Casey Affleck’s admission that “I’m Still Here” was all a hoax makes it a much better movie. Sure, some people may be upset that Joaquin Phoenix’s assistant didn’t really shit on his face in his sleep, or that Phoenix and David Letterman were in on the gag the whole time or that Sean Combs’ superlative performance was just that. But those people are stupid, and here’s why:
In the beginning of the film, Phoenix more or less directly states his modus operandi: He’s tired of playing the character of Joaquin Phoenix and he’s unsure whether or not the personality that he’s developed as a famous person is a product of what the media says about him, what he thinks of himself or projections of his movies onto reality. He says all of this with his back to the camera, obscured by a blue hoodie. This is an important moment that is mirrored later in the film, when Phoenix stares at his reflection in a mirror, obscuring himself from view. Phoenix is deliberately opaque throughout the movie; although he spends the entire film asserting its reality, his construction of himself throughout the film is as far from real as can be.

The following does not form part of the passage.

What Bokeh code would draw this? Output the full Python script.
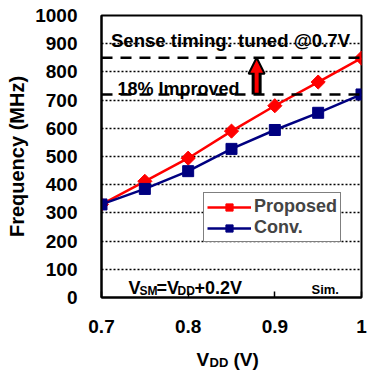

He is a major celebrity embarking on a ridiculous, joke rap career as “JP,” and yet there are several scenes throughout the movie when he rants and raves about how, for example, Leo is taking a limo while he’s stuck in the back of a minivan. Or berating his assistants about how they hold him and Casey Affleck (brother-in-law and director of “I’m Still Here”) back from getting into clubs and parties easily. Or having a meltdown because his assistants don’t “give him a chance to be a good person” because they let him sleep through Obama’s inauguration. In these moments, Phoenix captures perfectly what it means to be a celebrity: In order to have credibility as a certain type of famous person, you have to not appear to care about your fame. Of course, your fame is the defining thing about you, and without it you would be lost.
Unlike rappers, who are almost required to care disproportionately much about exactly how famous they are — money, hoes, clothes and cars all serving as audible representations of the type of visual fame important to mainstream rap — actors are in certain ways expected to minimize their own fame (or ease of recognition) to retain credit for being good at their job. When we talk about a great actor, we talk about him disappearing into the part he plays. When we talk about a great rapper, we talk about him imposing his will on the track, no matter how many “Soulja Boy[s]” there are to dilute his message.

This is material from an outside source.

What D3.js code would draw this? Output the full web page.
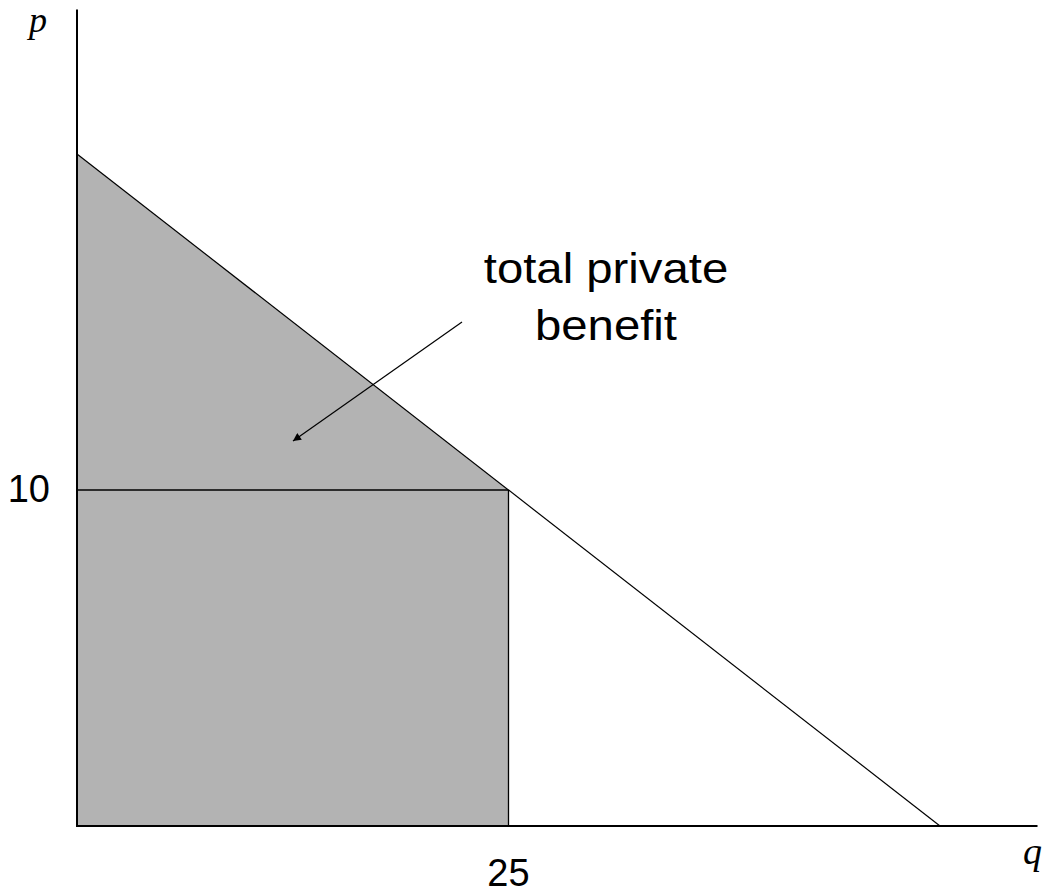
<!DOCTYPE html>
<html>
<head>
<meta charset="utf-8">
<script src="https://cdn.jsdelivr.net/npm/d3@7"></script>
<style>
html,body{margin:0;padding:0;background:#fff;}
</style>
</head>
<body>
<svg id="chart" width="1052" height="894"></svg>
<script>
// Data
const demandQ = [0, 50];
const demandP = [20, 0];
const equilibriumQ = [25];
const equilibriumP = [10];
const xTickLabels = ["25"];
const yTickLabels = ["10"];
const axisLabels = ["q", "p"];
const annotationLines = ["total private", "benefit"];
const xMax = 55.65;
const yMax = 24.3;

const svg = d3.select("#chart");
const x = d3.scaleLinear().domain([0, 50]).range([77, 940]);
const y = d3.scaleLinear().domain([0, 10]).range([826, 490]);

const q0 = equilibriumQ[0], p0 = equilibriumP[0];

// shaded area: under demand curve from 0 to q0
const area = [[0, demandP[0]], [q0, p0], [q0, 0], [0, 0]];
svg.append("path")
  .attr("d", d3.line().x(d => x(d[0])).y(d => y(d[1]))(area) + "Z")
  .attr("fill", "#b3b3b3");

// demand line
svg.append("line")
  .attr("x1", x(demandQ[0])).attr("y1", y(demandP[0]))
  .attr("x2", x(demandQ[1])).attr("y2", y(demandP[1]))
  .attr("stroke", "#000").attr("stroke-width", 1.2);

// guide lines
svg.append("line")
  .attr("x1", x(0)).attr("y1", y(p0)).attr("x2", x(q0)).attr("y2", y(p0))
  .attr("stroke", "#000").attr("stroke-width", 1.3);
svg.append("line")
  .attr("x1", x(q0)).attr("y1", y(p0)).attr("x2", x(q0)).attr("y2", y(0))
  .attr("stroke", "#000").attr("stroke-width", 1.3);

// axes
svg.append("line")
  .attr("x1", x(0)).attr("y1", y(0)).attr("x2", x(xMax)).attr("y2", y(0))
  .attr("stroke", "#000").attr("stroke-width", 2);
svg.append("line")
  .attr("x1", x(0)).attr("y1", y(0) + 1).attr("x2", x(0)).attr("y2", y(yMax))
  .attr("stroke", "#000").attr("stroke-width", 2);

// tick labels
svg.append("text")
  .attr("x", x(q0)).attr("y", 886)
  .attr("text-anchor", "middle")
  .attr("font-family", "Liberation Sans, Arial, sans-serif")
  .attr("font-size", 38)
  .text(xTickLabels[0]);
svg.append("text")
  .attr("x", 50).attr("y", 502)
  .attr("text-anchor", "end")
  .attr("font-family", "Liberation Sans, Arial, sans-serif")
  .attr("font-size", 38)
  .text(yTickLabels[0]);

// axis labels
svg.append("text")
  .attr("x", 1023).attr("y", 864)
  .attr("font-family", "Liberation Serif, Times New Roman, serif")
  .attr("font-style", "italic")
  .attr("font-size", 38)
  .text(axisLabels[0]);
svg.append("text")
  .attr("x", 29).attr("y", 32)
  .attr("font-family", "Liberation Serif, Times New Roman, serif")
  .attr("font-style", "italic")
  .attr("font-size", 36)
  .text(axisLabels[1]);

// annotation (slightly wide text as in reference)
const cx = 606;
const ann = svg.append("text")
  .attr("transform", `translate(${cx},0) scale(1.1,1)`)
  .attr("text-anchor", "middle")
  .attr("font-family", "Liberation Sans, Arial, sans-serif")
  .attr("font-size", 43);
ann.selectAll("tspan").data(annotationLines).join("tspan")
  .attr("x", 0)
  .attr("y", (d, i) => 283 + i * 57)
  .text(d => d);

// arrow
svg.append("defs").append("marker")
  .attr("id", "ah").attr("viewBox", "0 0 10 10")
  .attr("refX", 10).attr("refY", 5)
  .attr("markerWidth", 12).attr("markerHeight", 8)
  .attr("markerUnits", "userSpaceOnUse")
  .attr("orient", "auto")
  .append("path").attr("d", "M0,0 L10,5 L0,10 Z").attr("fill", "#000");
svg.append("line")
  .attr("x1", 462).attr("y1", 322).attr("x2", 293).attr("y2", 441)
  .attr("stroke", "#000").attr("stroke-width", 1.2)
  .attr("marker-end", "url(#ah)");
</script>
</body>
</html>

So when Combs asks Phoenix “why rap?” the answer seems obvious: Phoenix’s goal is to make himself much more famous by pretending not to care at all while simultaneously committing himself to a profession where fame and instant recognition are the two most key elements of success. If there’s a contradiction there, there should be, because Joaquin Phoenix is now a much more famous person for ostensibly retiring from his profession than he ever would have been if he had continued acting in a more traditional way.

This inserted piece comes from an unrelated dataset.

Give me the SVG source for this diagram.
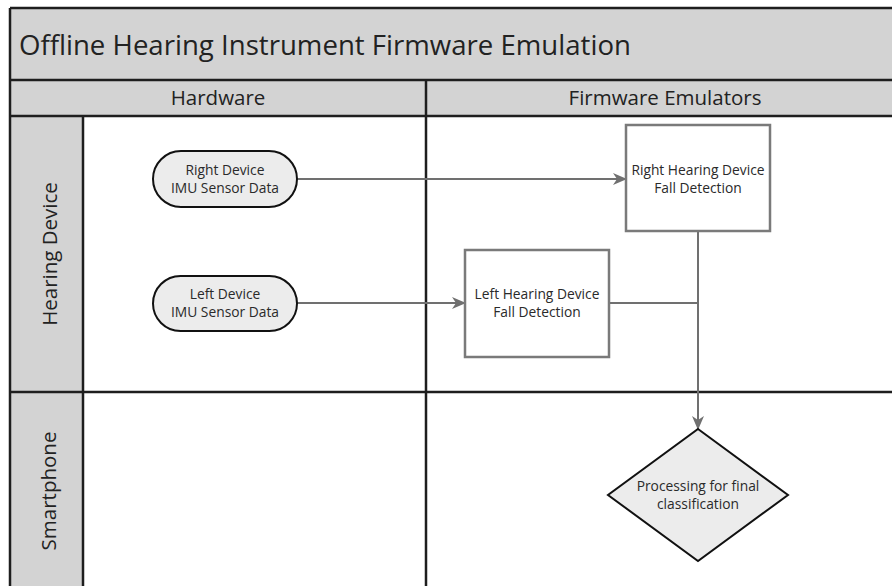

A key part of the film comes at the Oscars, when a host of people wearing Phoenix’s iconic beard mumble their way through whatever they’re presenting. It’s a cheap and obvious joke, sure, but it’s also recognition of how famous the character of Joaquin Phoenix has become. Sure, Phoenix had a nice career up to this point — he was the villain in “Gladiator” and he played Johnny Cash — but the thing you remember about those movies is Russell Crowe and the fact that the movie is about Johnny Cash, not Joaquin Phoenix.
Now, Phoenix has created an iconography around himself that will be, for better or for worse, probably the defining one of his career. And he did it on his terms. And it’s great.